I like his idea of using unused federal lands as a sort of urban homesteading. That’s a cool use of space, and if done right, could be a great opportunity for folks trapped in poverty from that region. The lottery thing for getting the spaces would be a little weird, but I suppose that’s as fair as it can get.
I wasn’t jazzed about expanding the federal authority and broadening the role of the military during a disaster like this. The talking heads I listened to after the address thought he might be referring to federalizing the National Guard, who report to the state governors. Apparently, he tried to do that in the days following 9/11, and that was received with a ton of screaming and hollering from the governors, Republicans and Democrats alike.
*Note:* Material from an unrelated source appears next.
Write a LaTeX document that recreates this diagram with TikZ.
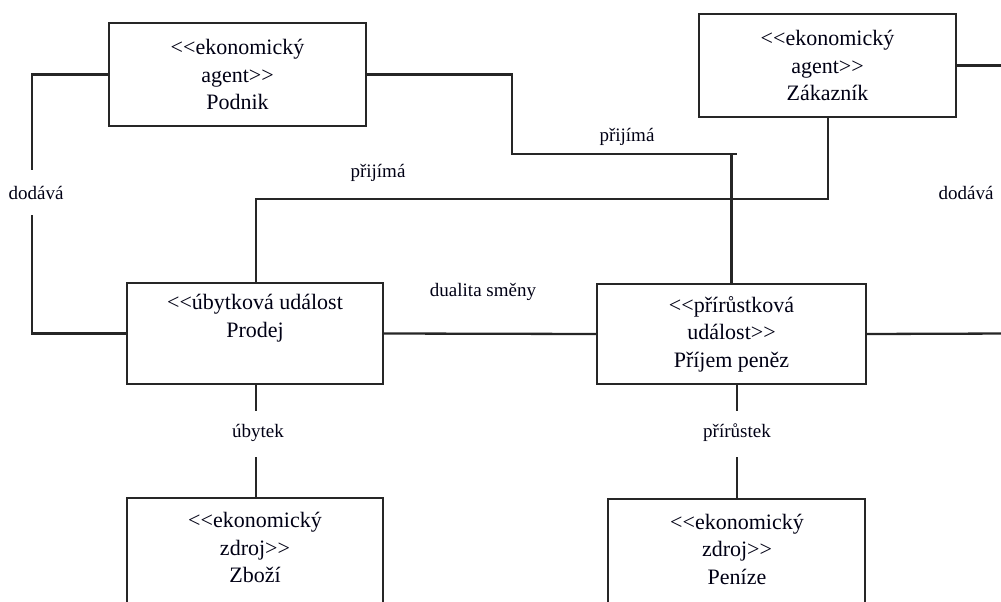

And of course, he promised rebuilding of the area, including bringing New Orleans back to life. That’s a noble and good goal. He also addressed the plight of the poor, indicating that they were proof of past racial injustice. While I think that there were challenges with this in times past, I think the bigger problem with some of the poor there — and elsewhere — is this notion that you can hold your hand out, and the government will put something in it. After a generation or two of this, there’s no real incentive to find and hold a job, and folks are in a circle of poverty.
I realize my view is vastly over-simplified and probably shaped by what I’ve seen and what I’ve lived, but I just can’t fathom that there’s no jobs out there if you happen to live in the South, and happen to belong to a given race or culture. I’m not saying that everyone should be handed a cushy desk job, but on the other hand, if you’re gonna rebuild a city and its infrastructure, it seems to me that there are tons of opportunities to learn skills, build companies and provide for families. My two cents.
So, how much will it cost, and where will the money come from? Well, Bush was tightlipped on that. Already $60B has been allocated, and the total bill may well be over $200B. I think it’s gonna be difficult to keep $80B+ in Iraq for troops, and still come up with that kind of money. And, of course, the money’s not there now, so it’ll have to be borrowed, and we surely couldn’t withstand another disaster on any kind of magnitude approaching Katrina.
Yup, I’m skeptical. Not so much of the intentions, but of laying the burden of moving boatloads of money into other countries, and pushing a ton of financing into our children’s future. That doesn’t seem like a cool deal to me.